Bug's Life for 6-year-olds

by Dan Roisman

It took its time, but Disney's fall release of A Bug's Life has finally made it to the Apollo and will be playing this coming week. The second of those two computer-animated ant movies that came out around Thanksgiving, A Bug's Life is decidedly the better of the two, which pretty much makes it well worth seeing.

Unlike Antz, Bug's is very clearly targeting a young audience. The dialogue is pretty shallow and the relationships aren't anything one would expect outside of a Facts of Life episode. The colony outcast joins forces with some circus bugs to save his heart-throb princess from the clutches of the evil grass-hoppers. This isn't even the first time Disney has used this plot.

Where this movie really shines, and in a way that Antz just didn't, is in the physical comedy. First and foremost, it has great slap stick, the highest form of physical comedy, of course.

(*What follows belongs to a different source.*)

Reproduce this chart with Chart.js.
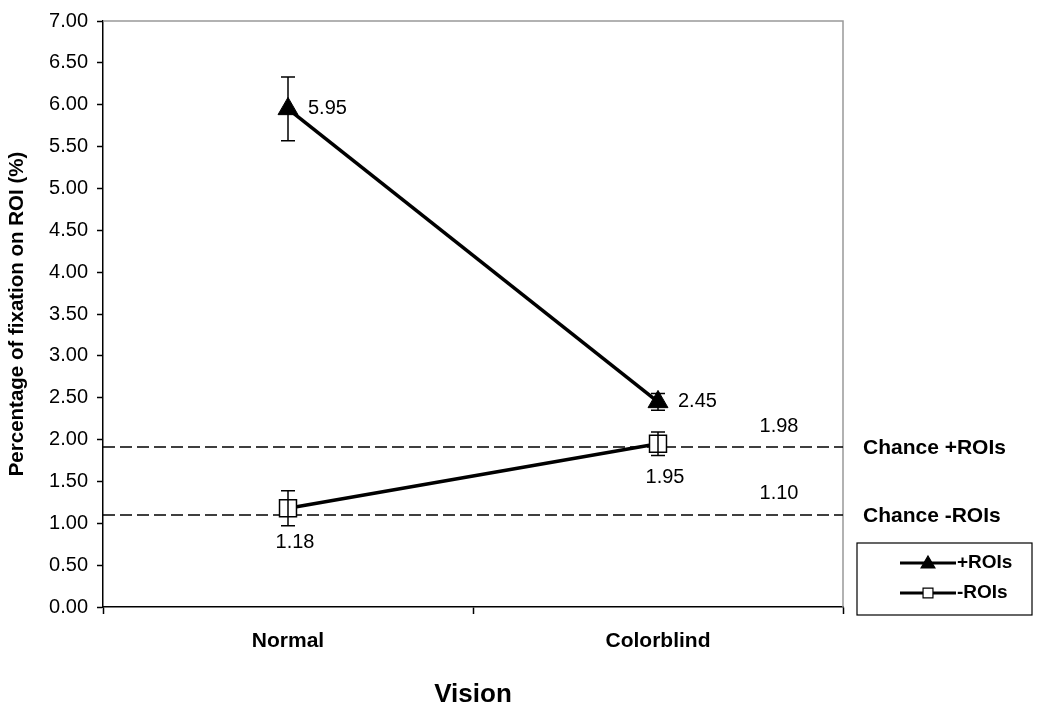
<!DOCTYPE html>
<html>
<head>
<meta charset="utf-8">
<script src="https://cdn.jsdelivr.net/npm/chart.js@4.4.0/dist/chart.umd.min.js"></script>
<style>
  html, body { margin: 0; padding: 0; background: #fff; }
  #wrap { width: 1053px; height: 708px; position: relative; }
</style>
</head>
<body>
<div id="wrap"><canvas id="chart"></canvas></div>
<script>
const categories = ["Normal", "Colorblind"]
const plusRois = [5.95, 2.45]
const plusErr = [0.38, 0.10]
const minusRois = [1.18, 1.95]
const minusErr = [0.21, 0.14]
const chanceValues = [1.91, 1.10]
const chanceLabels = ["1.98", "1.10"]
const chanceNames = ["Chance +ROIs", "Chance -ROIs"]
const legendNames = ["+ROIs", "-ROIs"]

const FONT = "Arial, 'Liberation Sans', sans-serif"
const errors = [plusErr, minusErr]

const overlay = {
  id: "overlay",
  beforeDatasetsDraw(chart) {
    const { ctx, chartArea: a, scales: { y } } = chart
    ctx.save()
    // grey frame on top and right
    ctx.strokeStyle = "#999"
    ctx.lineWidth = 1.5
    ctx.beginPath()
    ctx.moveTo(a.left, a.top)
    ctx.lineTo(a.right, a.top)
    ctx.lineTo(a.right, a.bottom)
    ctx.stroke()

    // chance lines
    ctx.strokeStyle = "#000"
    ctx.lineWidth = 1.5
    ctx.setLineDash([12, 5])
    chanceValues.forEach(v => {
      const py = y.getPixelForValue(v)
      ctx.beginPath()
      ctx.moveTo(a.left, py)
      ctx.lineTo(a.right, py)
      ctx.stroke()
    })
    ctx.setLineDash([])

    ctx.fillStyle = "#000"
    ctx.textBaseline = "middle"
    chanceValues.forEach((v, i) => {
      const py = y.getPixelForValue(v)
      ctx.font = "20px " + FONT
      ctx.textAlign = "center"
      ctx.fillText(chanceLabels[i], a.right - 64, py - 21)
      ctx.font = "bold 21px " + FONT
      ctx.textAlign = "left"
      ctx.fillText(chanceNames[i], a.right + 20, py + 1)
    })
    ctx.restore()
  },
  afterDatasetsDraw(chart) {
    const { ctx, chartArea: a, scales: { x, y } } = chart
    ctx.save()
    // error bars
    ctx.strokeStyle = "#000"
    ctx.lineWidth = 1.5
    chart.data.datasets.forEach((ds, di) => {
      ds.data.forEach((v, i) => {
        const px = x.getPixelForValue(i)
        const top = y.getPixelForValue(v + errors[di][i])
        const bot = y.getPixelForValue(v - errors[di][i])
        ctx.beginPath()
        ctx.moveTo(px, top); ctx.lineTo(px, bot)
        ctx.moveTo(px - 7, top); ctx.lineTo(px + 7, top)
        ctx.moveTo(px - 7, bot); ctx.lineTo(px + 7, bot)
        ctx.stroke()
      })
    })

    // data labels
    ctx.fillStyle = "#000"
    ctx.font = "20px " + FONT
    ctx.textBaseline = "middle"
    plusRois.forEach((v, i) => {
      ctx.textAlign = "left"
      ctx.fillText(v.toFixed(2), x.getPixelForValue(i) + 20, y.getPixelForValue(v))
    })
    minusRois.forEach((v, i) => {
      ctx.textAlign = "center"
      ctx.fillText(v.toFixed(2), x.getPixelForValue(i) + 7, y.getPixelForValue(v) + 34)
    })

    // legend
    const lx = a.right + 14, ly = 543, lw = 175, lh = 72
    ctx.strokeStyle = "#000"
    ctx.lineWidth = 1.2
    ctx.strokeRect(lx, ly, lw, lh)
    chart.data.datasets.forEach((ds, di) => {
      const cy = ly + 20 + di * 30
      ctx.strokeStyle = "#000"
      ctx.lineWidth = 3
      ctx.beginPath()
      ctx.moveTo(lx + 43, cy); ctx.lineTo(lx + 99, cy)
      ctx.stroke()
      ctx.fillStyle = ds.pointBackgroundColor
      ctx.strokeStyle = "#000"
      ctx.lineWidth = 1.2
      Chart.helpers.drawPoint(ctx, { pointStyle: ds.pointStyle, radius: ds.pointStyle === "triangle" ? 8 : 7, rotation: 0, borderWidth: 1.2 }, lx + 71, cy + (ds.pointStyle === "triangle" ? 1 : 0))
      ctx.fillStyle = "#000"
      ctx.font = "bold 19px " + FONT
      ctx.textAlign = "left"
      ctx.fillText(legendNames[di], lx + 100, cy)
    })
    ctx.restore()
  }
}

new Chart(document.getElementById("chart"), {
  type: "line",
  data: {
    labels: categories,
    datasets: [
      {
        label: legendNames[0],
        data: plusRois,
        borderColor: "#000",
        borderWidth: 3.5,
        pointStyle: "triangle",
        pointRadius: 11.5,
        pointBackgroundColor: "#000",
        pointBorderColor: "#000",
        pointBorderWidth: 1,
        tension: 0,
      },
      {
        label: legendNames[1],
        data: minusRois,
        borderColor: "#000",
        borderWidth: 3.5,
        pointStyle: "rect",
        pointRadius: 12,
        pointBackgroundColor: "#fff",
        pointBorderColor: "#000",
        pointBorderWidth: 1.5,
        tension: 0,
      },
    ],
  },
  options: {
    responsive: true,
    maintainAspectRatio: false,
    animation: false,
    layout: { padding: { top: 19, right: 210, left: 0, bottom: 0 } },
    plugins: { legend: { display: false }, tooltip: { enabled: false } },
    scales: {
      x: {
        offset: true,
        grid: { offset: true, drawOnChartArea: false, tickLength: 7, tickColor: "#000", tickWidth: 1.5 },
        border: { color: "#000", width: 1.5 },
        ticks: { color: "#000", padding: 15, font: { family: FONT, size: 21, weight: "bold" } },
        title: { display: true, text: "Vision", color: "#000", padding: 0, font: { family: FONT, size: 26, weight: "bold", lineHeight: 1 } },
        afterFit: (s) => { s.height = 101 },
      },
      y: {
        min: 0,
        max: 7,
        ticks: { stepSize: 0.5, color: "#000", padding: 9, callback: v => v.toFixed(2), font: { family: FONT, size: 20 } },
        grid: { drawOnChartArea: false, tickLength: 6, tickColor: "#000", tickWidth: 1.5 },
        border: { color: "#000", width: 1.5 },
        title: { display: true, text: "Percentage of fixation on ROI (%)", color: "#000", padding: 7, font: { family: FONT, size: 20.5, weight: "bold", lineHeight: 1 } },
        afterFit: (s) => { s.width = 103 },
      },
    },
  },
  plugins: [overlay],
})
</script>
</body>
</html>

In addition, the animators manage to work in some fantastic visual silliness that just works over and over.

Furthermore, the animators over at Pixar are just fantastically talented and the audience can see it in the way the characters move. Antz comes off looking an awful lot like just really good graphical animation. It has its moments, but for the most part, one might believe the medium is under-utilized. No fear of that here. In A Bug's Life, the objects are fantastically created.

There are moments when one wonders if they just had incredibly good stop-motion animators, but then, that's the point.

Fantastic visuals used for full comedic effect are what A Bug's Life is all about. They do it well. And that dialogue aimed at six year olds, while the rule, isn't ubiquitous. There are plenty of good verbal jokes providing a thoroughly entertaining time for all.

Also, be sure to stay through the credits. While one wouldn't want a movie review to spoil the surprises in the movie, let it be known that the end of the story isn't the end of the show.